Strachan’s next sentence: “He spent a year in their minor-league system before leaving hockey and getting into the insurance business, where he has been very successful and has been to this day.”

McCreary actually played five more years of pro hockey after being released by Toronto, all with the Milwaukee Admirals of the IHL.  Chicago had a weird affiliation setup in the mid-1980s, splitting the Nova Scotia Oilers with Edmonton for a couple years before going exclusively with the Saginaw Hawks in 1987-88.  They also loaned players throughout the IHL as needed.

And finally, McCreary went into the mortgage industry, not insurance.  That was after he retired in 1988, over seven years after hitting Gretzky and six years after Strachan’s timeline has him retiring.

That’s three factual errors by Cherry, and five additional ones by Strachan (not including the repetition of “never played another shift”, and also not including the nomenclature error of referring to the Black Hawks as the Blackhawks).

However, this isn’t about historical standards; it’s about the legacy of Bill McCreary.  And more specifically, it’s about the truly tangible legacy of McCreary.

[An interesting note is that McCreary’s brief NHL career saw him hammer Wayne Gretzky, who was wearing #99 for Edmonton.  His first NHL goal was assisted by Wilf Paiement, who was wearing #99 for Toronto.  And his first penalty was against Winnipeg, who had Rick Dudley wearing #99.  I don’t know if McCreary’s penalty came from an infraction he committed against Dudley, and short of talking to both McCreary and Dudley I won’t know for sure, but maybe if I start saying that it was (thus completing McCreary’s hat trick of 99s) it’ll become widely reported as absolute fact.]

All that we have of Bill McCreary’s NHL career is a brief clip of videotape, showing him as a 20-year-old blasting The Great One before he was “The Great One”.  Surely no one expected his NHL career to be so brief, so what’s left?  And more specifically, what happened to the jersey that McCreary was wearing?

Well, there is an answer out there.  The path that it took after McCreary was sent back to the AHL in January 1981 is unknown.  It may have been re-used by him in the preseason the next year, which of course would have been with Toronto as well.  But one way or another, it was in the shadows for over two decades.  What we do know is that it surfaced for the first time at auction in 2004.  And since then, it has changed hands on at least three occasions, but is in the same condition that it was in when it was auctioned over 12 years ago (as verified by comparisons between the auction listing and the physical jersey).

I know this because at this moment, it’s on loan to me and is in my possession.

This blue Maska knit jersey was worn by McCreary in the 1980-81 season and shows nice wear, with a few repairs, some unrepaired holes, a solid amount of pilling on both the hem on the outside and all over the inside, and what appears to be a small blood stain on the right sleeve below the numbers.  [There is also the possibility that it was recycled from the previous 1979-80 season, when #28 was worn by Carl Brewer in his late-career comeback.  However, the 1979-80 Leafs jerseys had a screened Maska logo in the lower corner while this is embroidered.]

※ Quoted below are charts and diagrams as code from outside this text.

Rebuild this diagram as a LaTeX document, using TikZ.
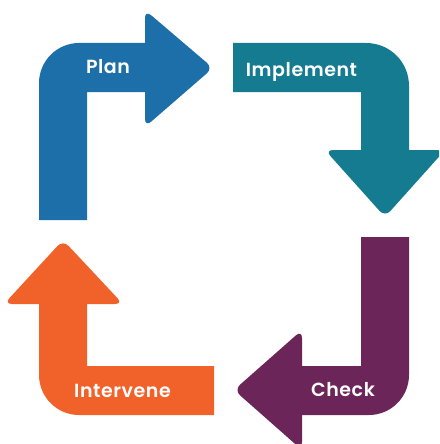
\documentclass[tikz,border=0pt]{standalone}
\usepackage{fontspec}
\setmainfont{Poppins}[LetterSpace=3, BoldFont={Poppins SemiBold}]
\definecolor{planblue}{HTML}{1D6FA9}
\definecolor{impteal}{HTML}{147B90}
\definecolor{chkpurple}{HTML}{6C2558}
\definecolor{intorange}{HTML}{F1622A}
\tikzset{
  headshape/.style={rounded corners=8pt},
  lbl/.style={text=white, font=\fontsize{19}{21}\selectfont\bfseries, inner sep=0pt}
}
\begin{document}
\begin{tikzpicture}[x=1pt,y=-1pt]
\useasboundingbox (0,0) rectangle (439,444);
\clip (0,0) rectangle (439,444);
% Plan
\fill[planblue] (39,220) -- (39,83) .. controls (39,61) and (57,43) .. (79,43) -- (150,43) -- (150,92) -- (87,92) -- (87,220) -- cycle;
\fill[planblue, headshape] (145,68) -- (145,10) -- (213,68) -- (145,127) -- cycle;
% Implement
\fill[impteal] (233,43) -- (366,43) .. controls (390,43) and (409,62) .. (409,86) -- (409,155) -- (361,155) -- (361,92) -- (233,92) -- cycle;
\fill[impteal, headshape] (385,150) -- (445,150) -- (385,217) -- (325,150) -- cycle;
% Check
\fill[chkpurple] (361,237) -- (409,237) -- (409,375) .. controls (409,397) and (391,415) .. (369,415) -- (297,415) -- (297,366) -- (361,366) -- cycle;
\fill[chkpurple, headshape] (302,390) -- (302,330) -- (234,390) -- (302,450) -- cycle;
% Intervene
\fill[intorange] (214,366) -- (214,415) -- (79,415) .. controls (57,415) and (39,397) .. (39,375) -- (39,299) -- (87,299) -- (87,366) -- cycle;
\fill[intorange, headshape] (63,304) -- (123,304) -- (63,240) -- (4,304) -- cycle;
% labels
\node[lbl] (plan) at (108,67) {Plan};
\node[lbl] (impl) at (301.5,71.5) {Implement};
\node[lbl] (check) at (343,390) {Check};
\node[lbl] (interv) at (122.5,390.5) {Intervene};
\end{tikzpicture}
\end{document}
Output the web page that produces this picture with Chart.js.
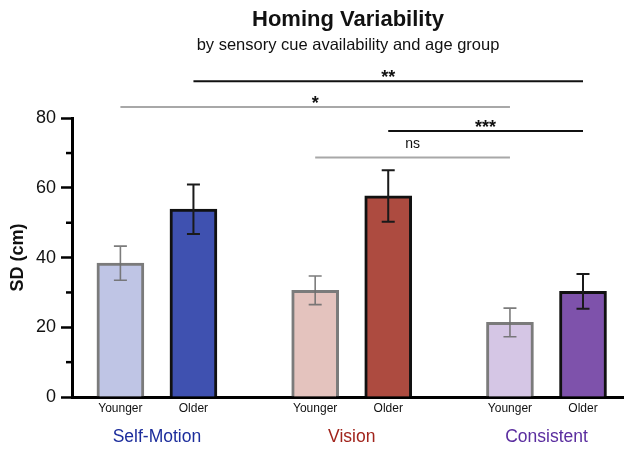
<!DOCTYPE html>
<html>
<head>
<meta charset="utf-8">
<script src="https://cdn.jsdelivr.net/npm/chart.js@4/dist/chart.umd.min.js"></script>
<style>
  html, body { margin: 0; padding: 0; background: #fff; }
  canvas { display: block; }
</style>
</head>
<body>
<canvas id="diagram" width="624" height="449"></canvas>
<script>
const groups = ["Self-Motion", "Vision", "Consistent"];
const ages = ["Younger", "Older"];
const younger = [38.4, 30.6, 21.4];
const older = [53.9, 57.7, 30.3];
const youngerErr = [4.9, 4.1, 4.1];
const olderErr = [7.1, 7.4, 5.0];
const yTicks = [0, 20, 40, 60, 80];
const minorTicks = [10, 30, 50, 70];
// significance brackets: bar index from / to (0..5 = group*2 + age), height in cm
const sigFrom = [1, 0, 3, 2];
const sigTo = [5, 4, 5, 4];
const sigLevel = [90.6, 83.2, 76.3, 68.7];
const sigLabel = ["**", "*", "***", "ns"];

const fills = [["#bfc5e5", "#3f51b0"], ["#e4c3be", "#ad4b40"], ["#d5c6e5", "#7e52ab"]];
const groupColors = ["#1c2d9c", "#a1241c", "#5a2d9f"];
const pairOffset = 0.1875;

// flatten into bar order: group0 younger, group0 older, ...
const barX = [], barY = [], barErr = [], barFill = [], barBorder = [];
groups.forEach((g, i) => {
  barX.push(i - pairOffset, i + pairOffset);
  barY.push(younger[i], older[i]);
  barErr.push(youngerErr[i], olderErr[i]);
  barFill.push(fills[i][0], fills[i][1]);
  barBorder.push("rgba(100,100,100,0.85)", "#111");
});

Chart.defaults.font.family = "'Liberation Sans', Arial, sans-serif";
Chart.defaults.color = "#111";

const extras = {
  id: "extras",
  afterDatasetsDraw(chart) {
    const { ctx, scales: { x, y } } = chart;
    ctx.save();
    barY.forEach((m, i) => {
      const px = x.getPixelForValue(barX[i]);
      const top = y.getPixelForValue(m + barErr[i]);
      const bot = y.getPixelForValue(m - barErr[i]);
      ctx.strokeStyle = i % 2 ? "#1a1a1a" : "rgba(110,110,110,0.9)";
      ctx.lineWidth = i % 2 ? 2 : 1.6;
      ctx.beginPath();
      ctx.moveTo(px, top); ctx.lineTo(px, bot);
      ctx.moveTo(px - 6.5, top); ctx.lineTo(px + 6.5, top);
      ctx.moveTo(px - 6.5, bot); ctx.lineTo(px + 6.5, bot);
      ctx.stroke();
    });
    ctx.restore();
  },
  afterDraw(chart) {
    const { ctx, scales: { x, y } } = chart;
    ctx.save();
    // minor ticks
    ctx.strokeStyle = "#000";
    ctx.lineWidth = 2.5;
    minorTicks.forEach(v => {
      const py = y.getPixelForValue(v);
      ctx.beginPath();
      ctx.moveTo(chart.chartArea.left - 6, py);
      ctx.lineTo(chart.chartArea.left, py);
      ctx.stroke();
    });
    // significance brackets
    ctx.textAlign = "center";
    ctx.textBaseline = "alphabetic";
    sigLabel.forEach((lab, i) => {
      const x1 = x.getPixelForValue(barX[sigFrom[i]]);
      const x2 = x.getPixelForValue(barX[sigTo[i]]);
      const py = y.getPixelForValue(sigLevel[i]);
      const dark = sigFrom[i] % 2 === 1;
      ctx.strokeStyle = dark ? "#111" : "#a8a8a8";
      ctx.lineWidth = 2;
      ctx.beginPath();
      ctx.moveTo(x1, py); ctx.lineTo(x2, py);
      ctx.stroke();
      ctx.fillStyle = "#111";
      if (lab === "ns") {
        ctx.font = "14px 'Liberation Sans', Arial, sans-serif";
        ctx.fillText(lab, (x1 + x2) / 2, py - 10);
      } else {
        ctx.font = "bold 18px 'Liberation Sans', Arial, sans-serif";
        ctx.fillText(lab, (x1 + x2) / 2, py + 2);
      }
    });
    ctx.restore();
  }
};

new Chart(document.getElementById("diagram"), {
  type: "bar",
  data: {
    datasets: [{
      data: barX.map((v, i) => ({ x: v, y: barY[i] })),
      backgroundColor: barFill,
      borderColor: barBorder,
      borderWidth: 3,
      barThickness: 47,
      xAxisID: "x",
      yAxisID: "y"
    }]
  },
  options: {
    responsive: false,
    animation: false,
    devicePixelRatio: 1,
    layout: { padding: 0 },
    plugins: {
      legend: { display: false },
      tooltip: { enabled: false },
      title: {
        display: true,
        text: "Homing Variability",
        fullSize: false,
        font: { size: 22, weight: "bold" },
        color: "#111",
        padding: { top: 7, bottom: 1 }
      },
      subtitle: {
        display: true,
        text: "by sensory cue availability and age group",
        fullSize: false,
        font: { size: 16.5 },
        color: "#111",
        padding: { top: 1, bottom: 63 }
      }
    },
    scales: {
      x: {
        type: "linear",
        position: "bottom",
        weight: 0,
        offset: false,
        min: -0.436,
        max: 2.398,
        grid: { display: false, drawTicks: false, offset: false },
        border: { display: true, color: "#000", width: 3 },
        afterBuildTicks: axis => { axis.ticks = barX.map(v => ({ value: v })); },
        afterFit: axis => { axis.height = 22; },
        ticks: {
          autoSkip: false,
          maxRotation: 0,
          padding: 4,
          font: { size: 12 },
          color: "#111",
          callback: (v, i) => ages[i % 2]
        }
      },
      x2: {
        type: "linear",
        position: "bottom",
        weight: 1,
        offset: false,
        min: -0.436,
        max: 2.398,
        grid: { display: false, drawTicks: false, offset: false },
        border: { display: false },
        afterBuildTicks: axis => { axis.ticks = groups.map((g, i) => ({ value: i })); },
        afterFit: axis => { axis.height = 30; },
        ticks: {
          autoSkip: false,
          maxRotation: 0,
          padding: 8,
          font: { size: 17.5 },
          color: c => groupColors[c.index],
          callback: (v, i) => groups[i]
        }
      },
      y: {
        min: 0,
        max: 80,
        afterBuildTicks: axis => { axis.ticks = yTicks.map(v => ({ value: v })); },
        afterFit: axis => { axis.width = 72; },
        grid: { drawOnChartArea: false, drawTicks: true, tickLength: 11, tickWidth: 2.5, tickColor: "#000" },
        border: { display: true, color: "#000", width: 3 },
        ticks: { padding: 5, font: { size: 18 }, color: "#111" },
        title: {
          display: true,
          text: "SD (cm)",
          font: { size: 18, weight: "bold" },
          color: "#111",
          padding: { top: 7, bottom: 0 }
        }
      }
    }
  },
  plugins: [extras]
});
</script>
</body>
</html>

Teams were notoriously cheap when it came to what was used on the ice, and using a jersey for extended periods of time or across multiple seasons was not uncommon.  It is very likely that this is the only blue NHL jersey that McCreary ever wore, which would make it the very one that he was wearing when he lined up Gretzky at the beginning of his too-short NHL career.

Perhaps no other 12-game NHLer is as widely known as Bill McCreary.  But then again, perhaps no one has made such a bang in such a short period of time either.